Although writer/director Adam McKay has managed to keep the fires of his hatred for Dick Cheney stoked a full decade after the former vice president left office, rather than serving as a constructive muse, this hatred is so blinding, so smug, so superior, McKay ends up revealing more about himself than his subject.
McKay had $60 million to work with and plenty of time to study Cheney. Rather than use those resources to explain what made Cheney tick, McKay chooses instead to hurl rocks at all of the bullet points on Cheney’s Wikipedia page.
Vice has no depth or insight. The choppy, scattered story rolls out like a series of marginal-to-bad Saturday Night Live/Funny or Die skits. McKay was a longtime writer at the former and a co-founder of the latter, and boy does it show.
McKay’s Cheney (Christian Bale) has no core, does not believe in anything, is not even a Republican. According to Vice, Cheney chose to join the GOP because Donald Rumsfeld (Steve Carrell) said a few cynical words to a group of congressional interns.
From there, the one thing animating Cheney is something called the Unitary Executive Theory (UET), which basically says that whatever the president of the United States does is legal because he is the president.
In fact, Vice assures and reassures us that Cheney believes in nothing (literally nothing) other than the UET, but McKay cannot explain why. For example, after an hour or so of presenting Cheney as power hungry, when the opportunity finally arises to run for president, Mr. Power Hungry chickens out based on one bad poll. And his wife Lynne (Amy Adams), who is supposed to be the true power behind the snarl, agrees, and they happily retire from politics.
If that is not baffling enough, after Cheney comes out of retirement to become vice president under George W. Bush (Sam Rockwell), he puts the UET to work, but only to protect the country from terrorists via the War on Terror — all of which McKay rages against in that same tired way Michael Moore did more than a decade ago.
But again, this makes no sense. Why would someone seeking power for the sake of power use that power to protect the country from terror, as opposed to setting the table to succeed Bush in 2008, or to crush the Democrat party?
This is what I mean by a really bad House of Cards episode. As weak as the Netflix series became in its later seasons (let’s forget season six ever happened), we at least understood what motivated Frank Underwood — his quest to obtain and hold onto power.
Even Bond villains have a reason to be, a goal to make the world “a better place” through some heinous act. Cheney’s reason to be is never explained.
According to McKay, Cheney’s decades-long obsession to fulfill his destiny through the UET was all about being able to drop bombs and water board a handful of terrorists. To what end? It’s like watching the kid in Christmas Story deliberately destroy his Red Ryder BB gun after scheming for months to get his hands on it.

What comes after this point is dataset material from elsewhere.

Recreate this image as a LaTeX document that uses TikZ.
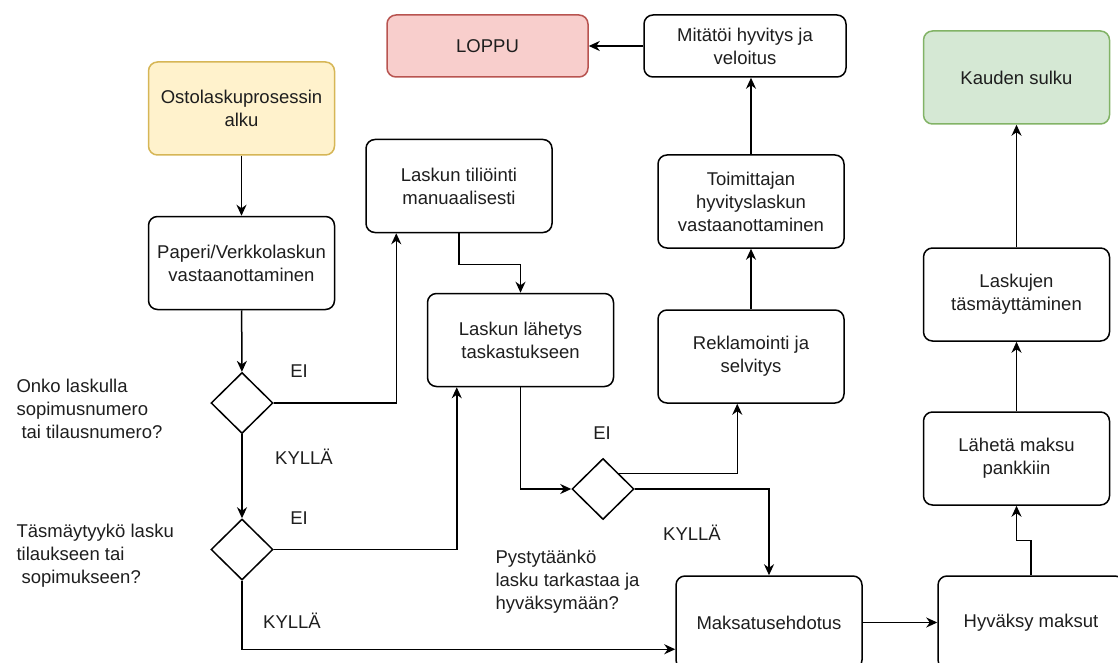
\documentclass[tikz,border=0pt]{standalone}
\usepackage{fontspec}
\setmainfont{Liberation Sans}
\usepackage{xcolor}
\usepackage{tikz}
\usetikzlibrary{arrows.meta, shapes.geometric, positioning, calc}
\definecolor{AlkuFill}  {RGB}{255,242,204}
\definecolor{AlkuLine}  {RGB}{214,182,86}
\definecolor{LoppuFill} {RGB}{248,206,204}
\definecolor{LoppuLine} {RGB}{184,84,80}
\definecolor{SulkuFill} {RGB}{213,232,212}
\definecolor{SulkuLine} {RGB}{130,179,102}
\definecolor{Teksti}    {RGB}{30,30,30}

\begin{document}
\begin{tikzpicture}[x=1pt,y=-1pt,
    vaihe/.style={draw,line width=1.5pt,rounded corners=9pt,fill=white,minimum width=186pt,minimum height=93pt,
      align=center,text=Teksti,font=\fontsize{18.5}{23}\selectfont,inner sep=2pt},
    paatos/.style={draw,line width=1.5pt,diamond,minimum width=62pt,minimum height=61pt,inner sep=0pt},
    kysymys/.style={anchor=west,align=left,text=Teksti,font=\fontsize{18.5}{23}\selectfont},
    vastaus/.style={text=Teksti,font=\fontsize{18.5}{23}\selectfont},
    nuoli/.style={-{Stealth[length=11pt,width=10pt,inset=3.5pt]},line width=1.5pt}]
  \useasboundingbox (0,0) rectangle (1118,663);
  \node[vaihe,fill=AlkuFill,draw=AlkuLine] (alku) at (241.5,108.5) {Ostolaskuprosessin\\alku};
  \node[vaihe] (vastaanotto) at (241.5,263) {Paperi/Verkkolaskun\\vastaanottaminen};
  \node[paatos] (sopimus) at (242,403) {};
  \node[paatos] (tasmays) at (242,549.5) {};
  \node[kysymys] (kys1) at (13,409) {Onko laskulla\\sopimusnumero\\\hspace{5pt}tai tilausnumero?};
  \node[kysymys] (kys2) at (13,556) {Täsmäytyykö lasku\\tilaukseen tai\\\hspace{5pt}sopimukseen?};
  \node[vaihe] (tiliointi) at (459,186) {Laskun tiliöinti\\manuaalisesti};
  \node[vaihe] (lahetys) at (520.5,340) {Laskun lähetys\\taskastukseen};
  \node[paatos] (tarkastus) at (603,489) {};
  \node[kysymys] (kys3) at (492,582) {Pystytäänkö\\lasku tarkastaa ja\\hyväksymään?};
  \node[vaihe] (reklamointi) at (751,356.5) {Reklamointi ja\\selvitys};
  \node[vaihe] (hyvityslasku) at (751,201.5) {Toimittajan\\hyvityslaskun\\vastaanottaminen};
  \node[vaihe,minimum width=202pt,minimum height=62pt] (mitatoi) at (745,46) {Mitätöi hyvitys ja\\veloitus};
  \node[vaihe,minimum width=201pt,minimum height=62pt,fill=LoppuFill,draw=LoppuLine] (loppu) at (487.5,46) {LOPPU};
  \node[vaihe] (maksatus) at (769,622.5) {Maksatusehdotus};
  \node[vaihe] (hyvaksy) at (1031,622.5) {Hyväksy maksut};
  \node[vaihe] (pankki) at (1016.5,458.5) {Lähetä maksu\\pankkiin};
  \node[vaihe] (tasmaytys) at (1016.5,294.5) {Laskujen\\täsmäyttäminen};
  \node[vaihe,fill=SulkuFill,draw=SulkuLine] (sulku) at (1016.5,77.5) {Kauden sulku};
  \node[vastaus] (ei1) at (299,371) {EI};
  \node[vastaus] (kylla1) at (304,457) {KYLLÄ};
  \node[vastaus] (ei2) at (299,518) {EI};
  \node[vastaus] (kylla2) at (292,621) {KYLLÄ};
  \node[vastaus] (ei3) at (602,433) {EI};
  \node[vastaus] (kylla3) at (692,533) {KYLLÄ};
  \draw[nuoli] (alku) -- (vastaanotto);
  \draw[nuoli] (vastaanotto) -- (sopimus);
  \draw[nuoli] (sopimus) -- (tasmays);
  \draw[nuoli] (sopimus.east) -| ([xshift=31pt]tiliointi.south west);
  \draw[nuoli] (tiliointi.south) -- ++(0,31) -| (lahetys.north);
  \draw[nuoli] (tasmays.east) -| ([xshift=30pt]lahetys.south west);
  \draw[nuoli] (lahetys.south) |- (tarkastus.west);
  \draw[nuoli] (tarkastus.north east) -| ([xshift=80pt]reklamointi.south west);
  \draw[nuoli] (tarkastus.east) -| (maksatus.north);
  \draw[nuoli] (reklamointi) -- (hyvityslasku);
  \draw[nuoli] (hyvityslasku.north) -- (hyvityslasku.north |- mitatoi.south);
  \draw[nuoli] (mitatoi) -- (loppu);
  \draw[nuoli] (tasmays.south) |- ([yshift=-74pt]maksatus.north west);
  \draw[nuoli] (maksatus) -- (hyvaksy);
  \draw[nuoli] (hyvaksy.north) -- ++(0,-35) -| (pankki.south);
  \draw[nuoli] (pankki) -- (tasmaytys);
  \draw[nuoli] (tasmaytys) -- (sulku);
\end{tikzpicture}
\end{document}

And it all ends with McKay blaming Cheney for everything wrong in the world, including the California wildfires, ISIS, and Trump — again in that tired Michael Moore style.
Vice is nowhere near as awful as W., Oliver Stone’s disastrous George W. Bush biopic, but at the very least, Stone tried to understand and explain his subject. All McKay wants to do is make his rich Hollywood friends laugh, and not just at Cheney, but the stupid American people who allowed him to become vice president.

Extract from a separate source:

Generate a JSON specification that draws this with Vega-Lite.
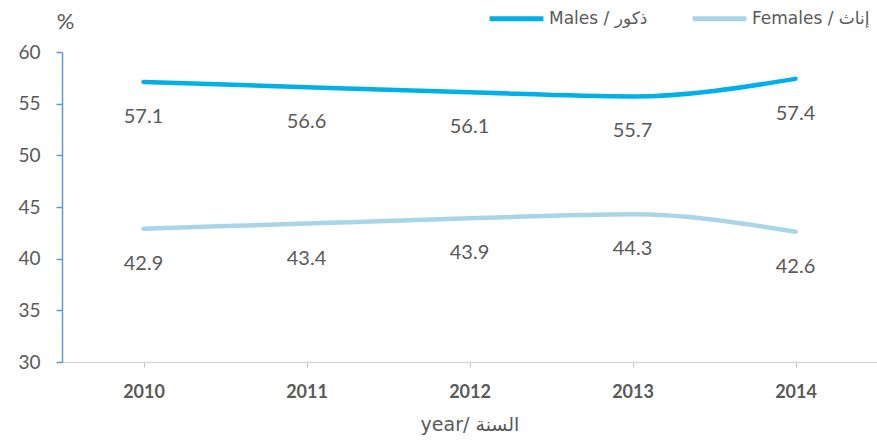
{
  "$schema": "https://vega.github.io/schema/vega-lite/v6.json",
  "width": 815,
  "height": 310,
  "autosize": {"type": "none"},
  "padding": {"left": 62, "top": 52, "right": 0, "bottom": 79},
  "background": "white",
  "config": {
    "view": {"stroke": null},
    "font": "Lato"
  },
  "data": {
    "values": [
      {"year": "2010", "group": "Males / ذكور", "value": 57.1},
      {"year": "2011", "group": "Males / ذكور", "value": 56.6},
      {"year": "2012", "group": "Males / ذكور", "value": 56.1},
      {"year": "2013", "group": "Males / ذكور", "value": 55.7},
      {"year": "2014", "group": "Males / ذكور", "value": 57.4},
      {"year": "2010", "group": "Females / إناث", "value": 42.9},
      {"year": "2011", "group": "Females / إناث", "value": 43.4},
      {"year": "2012", "group": "Females / إناث", "value": 43.9},
      {"year": "2013", "group": "Females / إناث", "value": 44.3},
      {"year": "2014", "group": "Females / إناث", "value": 42.6}
    ]
  },
  "encoding": {
    "x": {
      "field": "year",
      "type": "ordinal",
      "scale": {"type": "point", "padding": 0.5},
      "axis": {
        "title": "year/ السنة",
        "titleFont": "DejaVu Sans",
        "titleFontSize": 19,
        "titleFontWeight": "normal",
        "titleColor": "#595959",
        "titlePadding": 14,
        "labelAngle": 0,
        "labelFontSize": 18,
        "labelFontWeight": "bold",
        "labelColor": "#595959",
        "labelPadding": 16,
        "domainColor": "#d9d9d9",
        "domainWidth": 1.5,
        "tickColor": "#bfbfbf",
        "tickSize": 5,
        "grid": false
      }
    },
    "y": {
      "field": "value",
      "type": "quantitative",
      "scale": {"domain": [30, 60], "nice": false, "zero": false},
      "axis": {
        "title": "%",
        "titleAngle": 0,
        "titleAlign": "center",
        "titleBaseline": "middle",
        "titleX": 3,
        "titleY": -31,
        "titleFontSize": 22,
        "titleFontWeight": "normal",
        "titleColor": "#595959",
        "values": [30, 35, 40, 45, 50, 55, 60],
        "labelFontSize": 19,
        "labelColor": "#595959",
        "labelPadding": 16,
        "domainColor": "#5b9bd5",
        "domainWidth": 1.5,
        "tickColor": "#5b9bd5",
        "tickWidth": 1.5,
        "tickSize": 6,
        "grid": false
      }
    },
    "color": {
      "field": "group",
      "type": "nominal",
      "scale": {
        "domain": ["Males / ذكور", "Females / إناث"],
        "range": ["#00b0e6", "#a9d5e8"]
      },
      "legend": {
        "title": null,
        "orient": "none",
        "legendX": 425,
        "legendY": -63,
        "direction": "horizontal",
        "columns": 2,
        "columnPadding": 34,
        "symbolType": "stroke",
        "symbolSize": 2900,
        "symbolStrokeWidth": 5,
        "labelFont": "DejaVu Sans",
        "labelFontSize": 17,
        "labelColor": "#595959",
        "labelOffset": 3
      }
    }
  },
  "layer": [
    {
      "mark": {"type": "line", "interpolate": "monotone", "strokeWidth": 4.5, "strokeCap": "round"}
    },
    {
      "mark": {"type": "text", "dy": 35, "fontSize": 20, "color": "#595959", "baseline": "middle"},
      "encoding": {
        "text": {"field": "value", "type": "quantitative", "format": ".1f"},
        "color": {"value": "#595959"}
      }
    }
  ]
}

McKay has always had a smug problem. This is what undermined his comedies with Will Ferrell, what most undermines Vice, and why he wears a scarf in public. McKay despises anyone not enlightened enough to share his beliefs and is even more disgusted with those who enjoy life rather than obsess over politics, those more interested in the next Fast & Furious movie than they are in using Twitter to own the Republicans.
After The Big Short, McKay’s successful turn to serious movie-making, I had high hopes for Vice, that it would be something closer to Stone’s underrated Nixon. Unfortunately, McKay uses the irreverent formula that made The Big Short so memorable to “own” Cheney, and the results are alternately ham-handed (fishing lures and heart removals as metaphors), hollow (it’s a movie filled with impersonations, not characters), and laughably dishonest.
McKay blames Cheney for leaking Valerie Plame’s name when an exhaustive investigation proved that was not true. He even blames Cheney for coming up with the term “Climate Change” because it sounds less alarming than “Global Warming” — an audacious lie when we all know the left made the change after Jesus made it snow every time Al Gore made a speech.
Ultimately, the experience of watching Vice is like watching two hours of Jimmy Kimmel monologues — a bitterly angry lecture disguised as entertainment, a relentless Thanksgiving hectoring from an uncle only interested in signaling his own superiority.
Vice is never boring. There are enough pinwheels, hula hoops, and party poppers to hold your interest. It’s just that after a while it all becomes tiresome and reveals itself to be an endless series of hollow talking points.
At least the Fast & Furious movies are about something, are about the importance of family and working together. Other than justifying the scarf, Vice isn’t about anything.